07-05-2018 09:04 AM
hi,I am woking on kudu and oracle. I have more than 5 million records and i have been asked to read them from oracle and write into kudu table.what i did was,one way i did a ojdbc connection,got the records from oracle and insert into kudu table using partial row and insert menthod. i just want to know if i could do bulk inserts to avoid more time on writes
07-05-2018 10:18 AM
if i do the writes as per the program given in https://github.com/cloudera/kudu-examples/tree/master/java/java-sample/src/main/java/org/kududb/exam...
it takes an hour to insert the data in kudu table.
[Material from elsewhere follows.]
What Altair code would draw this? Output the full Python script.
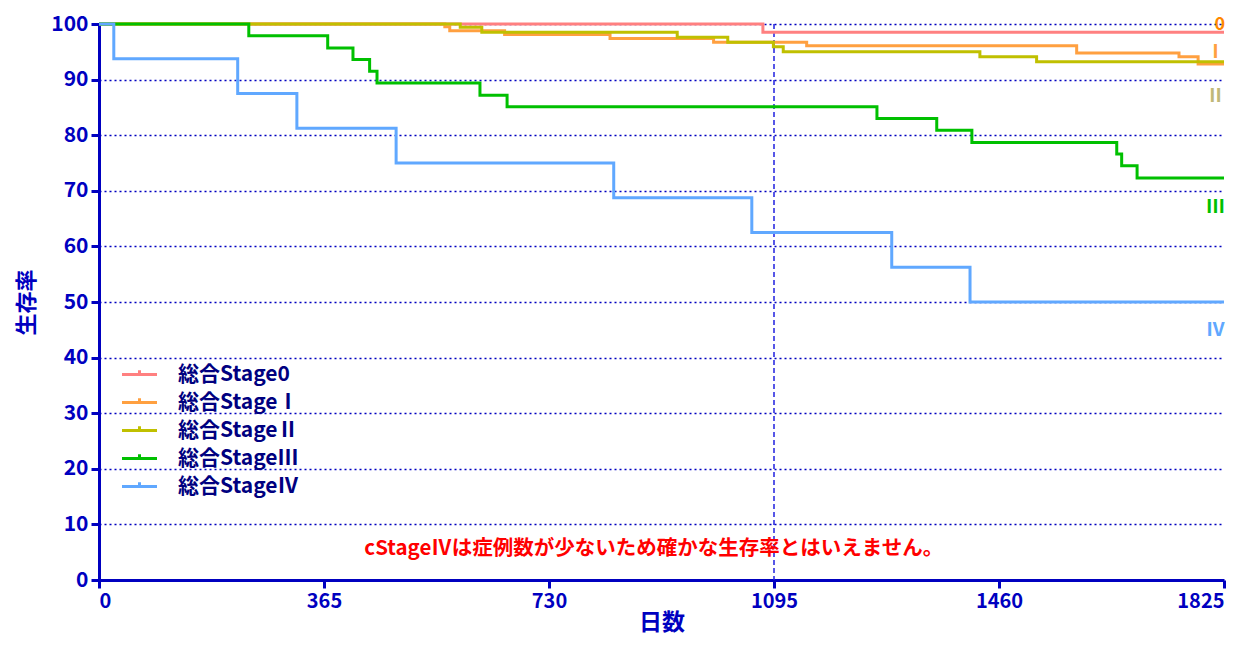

How can i insert the records in lesser time
07-05-2018 03:27 PM
One option is to export to Parquet on HDFS using Sqoop, then use Impala to CREATE TABLE AS SELECT * FROM your parquet table into your Kudu table.
Unfortunately Sqoop does not have support for Kudu at this time.
07-10-2018 03:00 PM
Are you sure the bottleneck is Kudu? Maybe the bottleneck is reading from Oracle?
Using the Kudu AUTO_FLUSH_BACKGROUND mode should give pretty fast throughput when writing. See https://kudu.apache.org/apidocs/org/apache/kudu/client/SessionConfiguration.FlushMode.html
You can also try increasing the KuduSession.setMutationBufferSpace() value, also consider your partitioning scheme.
If you want more parallelism you can also consider scanning different ranges in Oracle with different processes or threads on the same or different client machine and perform more parallelized writes to Kudu.